The Sesquiterpene Oil α-Bisabolol Induces Apoptosis of B-Chronic Lymphocytic Leukemia Primary Cells

Abstract 1319

We have recently demonstrated that the sesquiterpene oil α-bisabolol is cytotoxic against primary acute leukemia cells ex vivo and in chronic myeloid leukemia cell lines. It enters cells via lipid rafts and activates the mitochondrial-dependent intrinsic pathway of apoptosis, exerting a preferential toxicity against malignant vs normal cells probably due to their higher content in lipid rafts. Here we investigated the in vitro activity of α-bisabolol in primary cells from patients with B-Chronic Lymphocytic Leukemia (B-CLL).

Twenty-six patients with newly diagnosed B-CLL gave their informed consent to the study. Cells were collected before any treatment, purified and cultured for 24 hours with serial dilutions of α-bisabolol. Citotoxicity was quantified in flow cytometry by the BD Trucount™ technology to allow comparison between neoplastic and normal residual lymphocytes. B-CLL cells (IC₅₀ 42±15 μM) were significantly more sensitive towards α-bisabolol than normal B- (IC₅₀ 82±34 μM, p=.005) and T-cells (IC₅₀ 120±35 μM, p<.001). Citotoxicity was similar between the IgV_H mutated (n=11) and the IgV_H unmutated samples (n=7), as well as between the Binet stage A (n=20) and B-C (n=6) patients.
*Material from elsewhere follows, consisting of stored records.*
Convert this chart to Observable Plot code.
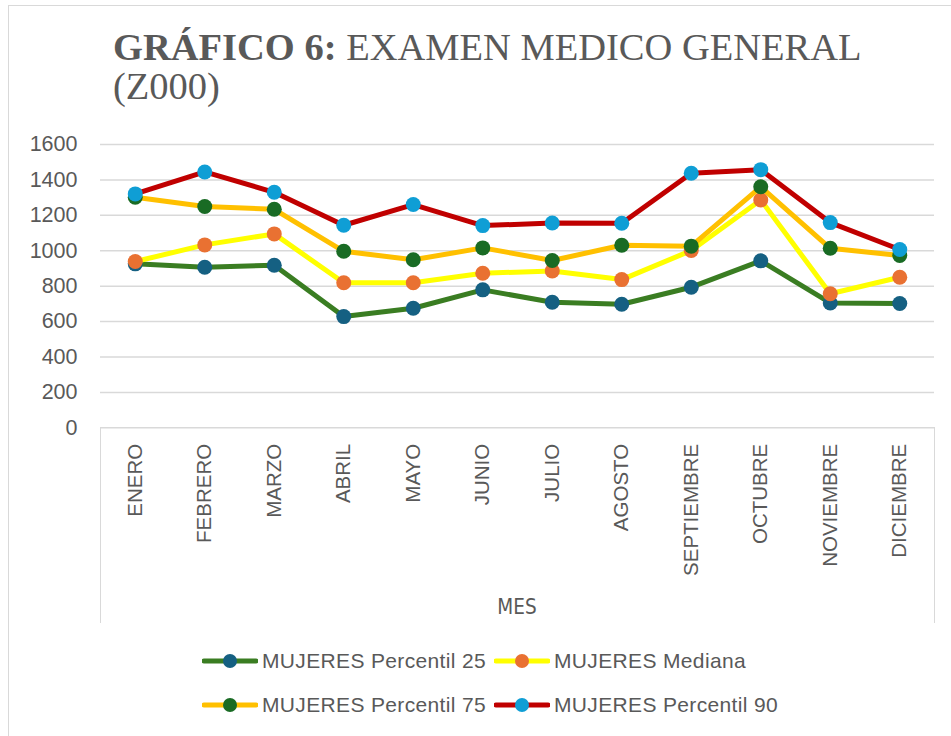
<!DOCTYPE html>
<html>
<head>
<meta charset="utf-8">
<script src="https://cdn.jsdelivr.net/npm/d3@7"></script>
<script src="https://cdn.jsdelivr.net/npm/@observablehq/plot@0.6"></script>
<style>
  html, body { margin: 0; padding: 0; background: #fff; }
  #wrap { position: relative; width: 951px; height: 736px; overflow: hidden; background: #fff; }
  #border { position: absolute; left: 8px; top: 5px; width: 1000px; height: 800px; border: 1.5px solid #d9d9d9; box-sizing: border-box; }
  #chart { position: absolute; left: 0; top: 0; }
  #title { position: absolute; left: 113px; top: 28px; font-family: "Liberation Serif", "Times New Roman", serif; font-size: 38.5px; line-height: 38.5px; color: #595959; white-space: nowrap; }
  #title b { font-weight: bold; }
  .vline { position: absolute; top: 427px; height: 196px; width: 0; border-left: 1.5px solid #d9d9d9; }
  #mes { position: absolute; left: 417px; width: 200px; text-align: center; top: 595px; font-family: "Liberation Sans Narrow", "DejaVu Sans Condensed", "Liberation Sans", sans-serif; font-stretch: condensed; font-size: 20.5px; color: #595959; }
  .leg { position: absolute; height: 24px; display: flex; align-items: center; font-family: "Liberation Sans", Arial, sans-serif; font-size: 21px; letter-spacing: 0.35px; color: #595959; white-space: nowrap; }
  .leg svg { margin-right: 4px; }
</style>
</head>
<body>
<div id="wrap">
  <div id="border"></div>
  <div id="chart"></div>
  <div id="title"><b>GRÁFICO 6:</b> EXAMEN MEDICO GENERAL<br>(Z000)</div>
  <div class="vline" style="left:99.5px"></div>
  <div class="vline" style="left:933.5px"></div>
  <div id="mes">MES</div>
  <div id="legend"></div>
</div>
<script>
const months = ["ENERO","FEBRERO","MARZO","ABRIL","MAYO","JUNIO","JULIO","AGOSTO","SEPTIEMBRE","OCTUBRE","NOVIEMBRE","DICIEMBRE"];
const p25     = [926, 907, 918, 628, 675, 779, 709, 698, 794, 943, 705, 702];
const mediana = [939, 1033, 1095, 819, 819, 873, 886, 837, 1001, 1287, 757, 850];
const p75     = [1302, 1250, 1234, 997, 949, 1016, 945, 1031, 1026, 1361, 1014, 973];
const p90     = [1321, 1445, 1330, 1144, 1261, 1142, 1157, 1155, 1438, 1458, 1159, 1007];
const seriesNames = ["MUJERES Percentil 25", "MUJERES Mediana", "MUJERES Percentil 75", "MUJERES Percentil 90"];
const lineColors = ["#3a7d22", "#ffff00", "#ffc000", "#c00000"];
const dotColors  = ["#156082", "#e97132", "#196b24", "#0f9ed5"];
const yTicks = [0, 200, 400, 600, 800, 1000, 1200, 1400, 1600];

const allValues = [p25, mediana, p75, p90];
const series = allValues.map((vals, i) => months.map((m, j) => ({mes: m, value: vals[j], serie: seriesNames[i]})));

const marks = [
  Plot.gridY(yTicks, {stroke: "#d9d9d9", strokeOpacity: 1, strokeWidth: 1.5}),
  Plot.axisY(yTicks, {tickSize: 0, tickPadding: 23, fontSize: 21.5, tickFormat: d => String(d), label: null}),
  Plot.axisX({tickSize: 0, tickRotate: -90, tickPadding: 16, fontSize: 20.5, label: null})
];
series.forEach((data, i) => {
  marks.push(Plot.line(data, {x: "mes", y: "value", stroke: lineColors[i], strokeWidth: 5, strokeLinejoin: "round", strokeLinecap: "round"}));
  marks.push(Plot.dot(data, {x: "mes", y: "value", r: 7.5, fill: dotColors[i], stroke: "none"}));
});

const chart = Plot.plot({
  width: 951,
  height: 736,
  marginLeft: 100,
  marginRight: 17,
  marginTop: 144,
  marginBottom: 308.7,
  style: {fontFamily: "'Liberation Sans', Arial, sans-serif", color: "#595959", background: "transparent", overflow: "visible"},
  x: {type: "point", domain: months, padding: 0.5, round: false},
  y: {domain: [0, 1600]},
  marks
});
document.getElementById("chart").appendChild(chart);

// legend
const legPos = [[202, 649], [494, 649], [202, 693], [494, 693]];
const legend = document.getElementById("legend");
seriesNames.forEach((name, i) => {
  const d = document.createElement("div");
  d.className = "leg";
  d.style.left = legPos[i][0] + "px";
  d.style.top = legPos[i][1] + "px";
  d.innerHTML = `<svg width="56" height="24"><line x1="2" y1="12" x2="54" y2="12" stroke="${lineColors[i]}" stroke-width="5" stroke-linecap="round"/><circle cx="28" cy="12" r="7" fill="${dotColors[i]}"/></svg><span>${name}</span>`;
  legend.appendChild(d);
});
</script>
</body>
</html>
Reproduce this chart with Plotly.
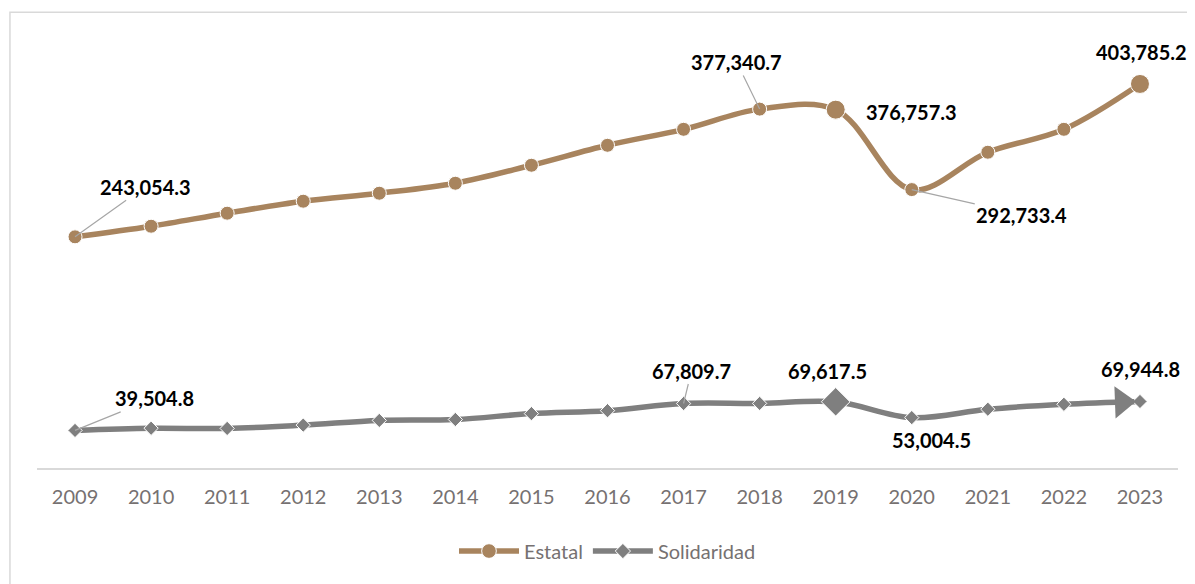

To investigate the mechanisms of α-bisabolol-induced toxicity we treated B-CLL cells with 40 μM α-bisabolol for up to 3 hours. We observed a time-dependent increase in fluorescence of cells treated with the membrane-impermeant nucleic acid stain TO-PRO-3, already detactable after 30 minutes. When cells were loaded with the Ca²⁺ indicator Fluo-4 AM, an increase of Ca²⁺ influx was revealed already after 15 minutes. These early events indicate that α-bisabolol induces the loss of cellular membrane integrity, so triggering the apoptotic cascade.

Then we assessed the mitochondrial transmembrane potential (ΔΨ_m) with the fluorochrome JC-1 to confirm that a mitochondrial damage is a concurrent mechanism in the apoptotic process induced by α-bisabolol. By flow cytometry we demonstrated that, after 3-hour incubation with 40 μM α-bisabolol, ΔΨ_m dissipation was already detectable in leukemic cells, while T-lymphocytes, evaluated as internal control in the same samples, stayed vital. To investigate the mitochondrial target of α-bisabolol we examined the function of the mitochondrial permeability transition pore (mPTP). After 5-hour incubation with 40 μM α-bisabolol we loaded cells with the calcein AM dye and added CoCl₂ to distinguish between intact and damaged mitochondria, confirming that the function of mPTP was compromised in B-CLL cells but not in normal controls. Finally, to determine whether α-bisabolol affects the oxydative state of treated cells, we evaluated the intracellular concentration of reactive oxygen species (ROS) by measuring the fluorescent signal of CM-H₂DCFDA loaded cells. When B-CLL cells were exposed to 40 μM a-bisabolol for 3 hours, they exhibited a clear fluorescence increase, indicating the striking generation of ROS: this was completely abrogated by the addition of N-acetylcysteine, a scavenger of intracellular ROS. Clues about the molecular mechanistics of α-bisabolol have also emerged from in vitro models based on treating cells previously transfected with BH3-only molecules. In this setting, α-bisabolol exposed cells seem to undergo detrimental, non-selective autophagy-like phenomena.

Our data indicate that α-bisabolol exerts a level of cytotoxicity against B-CLL cells at concentrations that only partially affect normal B- and T-cells. Moreover, a brief exposure (3–5 hours) to α-bisabolol is sufficient to elicit multiple pro-apoptotic signals independently of the patients' mutational status.